“She likes to take a bath, but [the water] irritates her skin,” Susan said of her active two-year-old daughter. When the little girl was 18 months old, Susan started to notice rashes all over her daughter’s legs. “I thought it was something from the grass,” she said. Instead, a doctor informed her that the baby’s rash was probably from her water. Susan can’t bathe her daughter at home now; she takes her to a daycare centre or relative’s house.
Susan lives in Grassy Narrows First Nation in Ontario, where I spoke to her and other families in February to learn about living under a “do not consume” water advisory.
The water in the well that supplies her home is contaminated with uranium; water trucked in from a local treatment plant to fill a cistern at her house has dangerous levels of a cancer-causing byproduct that comes from treating dirty source water.
I have visited many countries conducting human rights research for Human Rights Watch. Canada, with its global reputation as a rights-respecting country with bountiful fresh water, was the last place I expected to encounter parents worried that their water could harm their children. While investigating Human Rights Watch’s report on the drinking water crisis in Ontario First Nations, I spoke to dozens of parents and grandparents who cannot trust their water – which can weigh heavily on the heart and mind.
Unfortunately, Grassy Narrows and Susan’s situation are far from unique. As The Globe and Mail detailed Monday in its excellent reporting on water safety, there are currently 158 similar drinking water advisories in 114 First Nation communities. This statistic doesn’t reveal the full extent of water problems facing First Nations communities. Some lack any running drinking water, relying only on trucks and cisterns, and many households rely on well water, which is often contaminated. The basic human right to water is seriously at risk in First Nations communities across Canada.

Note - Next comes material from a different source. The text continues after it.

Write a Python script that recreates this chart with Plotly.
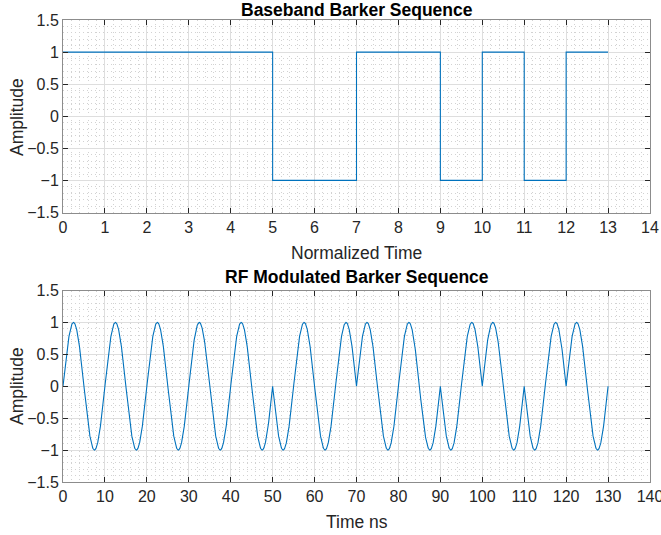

Exposure to the contaminants found in this water can cause illnesses ranging from gastrointestinal disorders to increased risk of cancer. Knock-on effects – like bathing less when people can’t trust their water – includes the proliferation or worsening of skin infections, eczema, psoriasis, and other skin conditions.
Yet, the federal government has not done enough to address this crisis. For decades, the government has invested in building new infrastructure without first creating the environment for communities to guarantee safe water – such as the regulations that exist in the rest of Canada. No safe drinking water rules exist for First Nation reserves. Introducing rules alone can’t guarantee safe water, but coupled with sustainable funding and support they can create an enabling environment.

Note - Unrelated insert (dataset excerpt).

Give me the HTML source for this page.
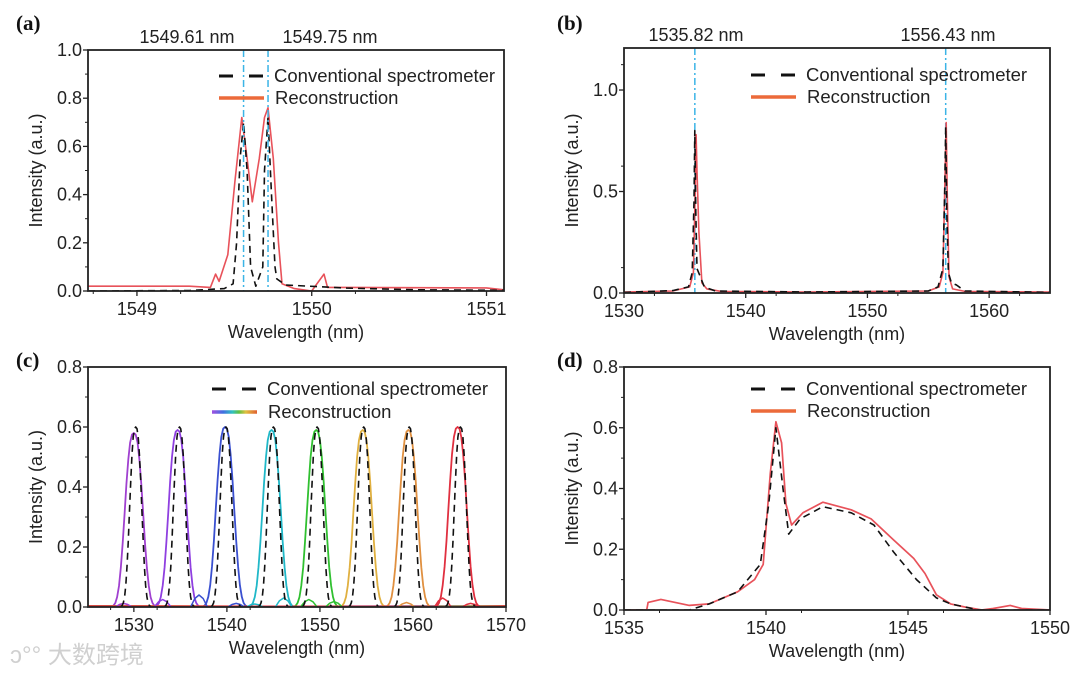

Dozens of communities languish for years on the priority list analyzed by The Globe, thanks to years of unpredictable or insufficient funding for water systems. The federal government funds water budgets at a deficit, meaning that communities often do not have enough money to keep systems in good working order. Meanwhile, the quality and safety of source water has declined, with new contaminants such as personal care products and pharmaceutical waste making water more expensive to treat.
The Trudeau government has taken historic steps to resolve the crisis by increasing its water budget and promising to end long-term boil water advisories in five years. But the government data obtained by The Globe show that ending the crisis requires systemic changes to reduce risks for everyone living on reserve. The government should be collaborating with First Nations to a develop a plan for long-term and sustainable solutions with measurable targets to monitor success.
Many countries face water crises, but few have the natural or financial resources of Canada. The First Nation drinking water crisis is a preventable and unnecessary burden borne most by children, the elderly, the sick and caregivers like Susan.
It’s time for Canada to fulfill everyone’s right to clean, healthy water.